→ **Some records**:
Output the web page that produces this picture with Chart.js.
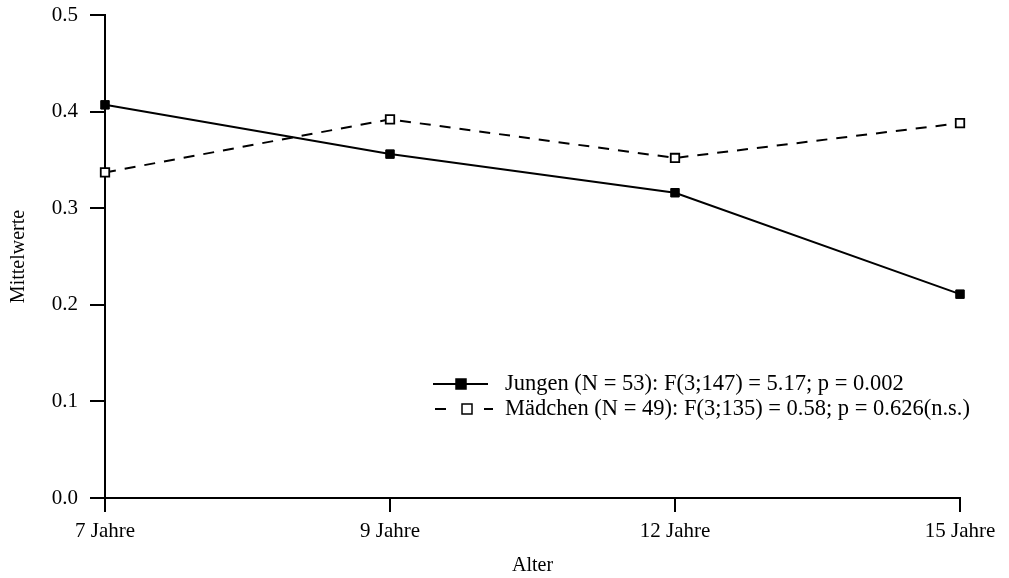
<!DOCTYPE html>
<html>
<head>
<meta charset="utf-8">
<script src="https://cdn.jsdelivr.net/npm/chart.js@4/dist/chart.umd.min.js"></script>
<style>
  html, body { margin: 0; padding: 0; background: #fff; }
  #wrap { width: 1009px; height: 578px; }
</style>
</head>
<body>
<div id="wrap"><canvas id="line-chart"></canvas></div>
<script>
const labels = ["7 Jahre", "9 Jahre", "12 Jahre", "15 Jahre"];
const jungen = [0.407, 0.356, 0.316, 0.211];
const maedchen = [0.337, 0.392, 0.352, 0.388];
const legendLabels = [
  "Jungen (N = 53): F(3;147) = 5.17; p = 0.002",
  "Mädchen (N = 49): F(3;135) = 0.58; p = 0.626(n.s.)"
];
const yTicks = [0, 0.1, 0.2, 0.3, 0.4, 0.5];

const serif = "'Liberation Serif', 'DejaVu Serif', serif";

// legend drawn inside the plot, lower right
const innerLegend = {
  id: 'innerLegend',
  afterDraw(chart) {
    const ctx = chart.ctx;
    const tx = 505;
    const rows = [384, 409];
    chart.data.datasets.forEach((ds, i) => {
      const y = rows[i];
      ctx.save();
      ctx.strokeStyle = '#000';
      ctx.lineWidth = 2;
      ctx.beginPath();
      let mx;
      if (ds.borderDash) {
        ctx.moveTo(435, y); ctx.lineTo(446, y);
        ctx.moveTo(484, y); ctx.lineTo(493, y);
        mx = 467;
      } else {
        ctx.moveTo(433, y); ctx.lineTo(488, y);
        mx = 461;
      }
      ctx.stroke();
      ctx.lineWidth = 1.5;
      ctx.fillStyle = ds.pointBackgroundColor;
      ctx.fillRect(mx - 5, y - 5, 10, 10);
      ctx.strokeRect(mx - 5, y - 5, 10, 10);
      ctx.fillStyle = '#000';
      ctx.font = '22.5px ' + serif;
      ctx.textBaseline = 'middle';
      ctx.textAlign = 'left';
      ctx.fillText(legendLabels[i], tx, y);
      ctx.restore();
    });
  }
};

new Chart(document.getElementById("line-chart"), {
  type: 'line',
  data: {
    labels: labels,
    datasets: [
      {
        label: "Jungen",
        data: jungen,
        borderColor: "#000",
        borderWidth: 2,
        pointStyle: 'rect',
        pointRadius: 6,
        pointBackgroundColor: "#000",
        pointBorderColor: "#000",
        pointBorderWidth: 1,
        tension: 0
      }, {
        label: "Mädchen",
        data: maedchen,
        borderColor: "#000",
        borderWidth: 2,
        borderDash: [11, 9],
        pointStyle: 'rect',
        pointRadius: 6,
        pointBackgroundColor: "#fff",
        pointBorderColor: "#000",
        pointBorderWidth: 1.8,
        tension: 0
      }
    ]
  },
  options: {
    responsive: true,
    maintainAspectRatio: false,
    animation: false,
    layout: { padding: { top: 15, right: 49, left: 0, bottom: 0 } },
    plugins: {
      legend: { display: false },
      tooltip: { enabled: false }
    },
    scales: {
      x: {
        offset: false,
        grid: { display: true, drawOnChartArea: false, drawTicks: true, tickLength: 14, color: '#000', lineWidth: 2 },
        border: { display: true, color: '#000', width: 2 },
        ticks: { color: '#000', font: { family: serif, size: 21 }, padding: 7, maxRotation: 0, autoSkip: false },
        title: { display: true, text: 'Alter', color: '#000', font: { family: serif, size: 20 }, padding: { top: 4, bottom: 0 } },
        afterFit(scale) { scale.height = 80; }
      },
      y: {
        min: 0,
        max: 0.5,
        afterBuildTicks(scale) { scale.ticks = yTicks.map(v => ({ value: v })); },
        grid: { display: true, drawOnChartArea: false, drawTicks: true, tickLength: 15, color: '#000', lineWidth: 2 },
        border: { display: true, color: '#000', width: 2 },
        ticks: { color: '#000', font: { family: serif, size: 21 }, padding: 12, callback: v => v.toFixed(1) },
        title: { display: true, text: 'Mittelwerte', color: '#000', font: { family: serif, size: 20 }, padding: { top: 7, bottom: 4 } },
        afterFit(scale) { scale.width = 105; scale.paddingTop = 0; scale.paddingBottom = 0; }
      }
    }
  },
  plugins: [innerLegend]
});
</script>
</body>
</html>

==

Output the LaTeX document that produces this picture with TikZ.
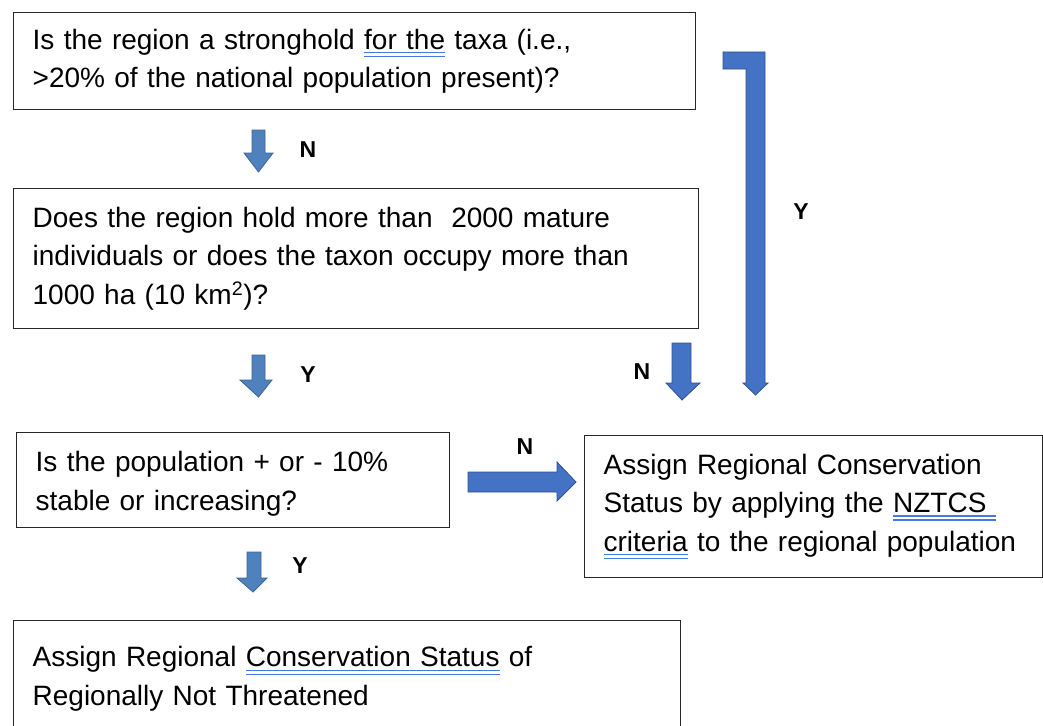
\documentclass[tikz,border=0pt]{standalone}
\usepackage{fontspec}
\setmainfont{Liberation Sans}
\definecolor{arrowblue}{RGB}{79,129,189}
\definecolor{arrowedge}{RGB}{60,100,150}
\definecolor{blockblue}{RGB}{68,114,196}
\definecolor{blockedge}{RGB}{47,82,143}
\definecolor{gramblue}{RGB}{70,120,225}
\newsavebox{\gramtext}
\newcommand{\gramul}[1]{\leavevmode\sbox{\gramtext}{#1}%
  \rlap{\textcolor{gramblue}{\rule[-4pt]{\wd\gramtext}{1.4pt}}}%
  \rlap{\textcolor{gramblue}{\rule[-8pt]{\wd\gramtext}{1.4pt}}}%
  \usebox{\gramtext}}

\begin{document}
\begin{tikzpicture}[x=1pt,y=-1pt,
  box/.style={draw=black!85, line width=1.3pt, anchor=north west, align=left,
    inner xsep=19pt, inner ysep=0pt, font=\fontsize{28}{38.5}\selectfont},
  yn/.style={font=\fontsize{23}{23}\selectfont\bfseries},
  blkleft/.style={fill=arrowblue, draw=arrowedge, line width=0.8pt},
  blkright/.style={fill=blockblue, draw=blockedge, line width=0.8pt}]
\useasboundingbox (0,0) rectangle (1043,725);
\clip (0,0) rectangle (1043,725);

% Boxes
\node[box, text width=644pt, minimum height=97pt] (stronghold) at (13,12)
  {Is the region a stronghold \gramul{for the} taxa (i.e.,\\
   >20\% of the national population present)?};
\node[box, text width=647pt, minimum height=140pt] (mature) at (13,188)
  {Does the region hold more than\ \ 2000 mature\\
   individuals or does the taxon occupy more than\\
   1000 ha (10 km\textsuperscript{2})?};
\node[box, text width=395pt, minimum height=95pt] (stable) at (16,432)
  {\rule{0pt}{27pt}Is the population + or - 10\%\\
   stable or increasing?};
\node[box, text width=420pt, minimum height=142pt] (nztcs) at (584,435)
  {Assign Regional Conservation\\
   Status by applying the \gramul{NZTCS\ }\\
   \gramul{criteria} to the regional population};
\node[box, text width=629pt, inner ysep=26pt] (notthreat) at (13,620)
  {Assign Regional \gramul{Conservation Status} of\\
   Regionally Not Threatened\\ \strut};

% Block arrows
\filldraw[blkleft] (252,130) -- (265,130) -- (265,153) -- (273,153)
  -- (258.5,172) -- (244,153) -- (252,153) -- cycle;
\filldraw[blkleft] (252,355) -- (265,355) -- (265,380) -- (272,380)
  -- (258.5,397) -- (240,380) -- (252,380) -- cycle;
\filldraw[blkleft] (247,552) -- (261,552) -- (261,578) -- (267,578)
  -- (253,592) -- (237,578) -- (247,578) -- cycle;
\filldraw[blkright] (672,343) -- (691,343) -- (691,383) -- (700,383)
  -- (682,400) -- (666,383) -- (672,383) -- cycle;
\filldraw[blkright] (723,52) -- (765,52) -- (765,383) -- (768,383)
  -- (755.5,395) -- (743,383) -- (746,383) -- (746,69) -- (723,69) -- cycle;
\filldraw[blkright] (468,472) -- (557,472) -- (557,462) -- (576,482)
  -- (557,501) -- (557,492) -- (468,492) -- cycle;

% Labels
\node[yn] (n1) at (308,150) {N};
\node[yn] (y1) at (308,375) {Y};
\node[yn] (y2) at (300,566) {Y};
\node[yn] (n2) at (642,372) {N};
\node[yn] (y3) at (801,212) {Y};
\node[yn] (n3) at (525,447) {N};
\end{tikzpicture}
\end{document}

→ **Exercise goal**: Using the listing above, show each line holding the string "Output".

→ **Task answer**:
Output the web page that produces this picture with Chart.js.
Output the LaTeX document that produces this picture with TikZ.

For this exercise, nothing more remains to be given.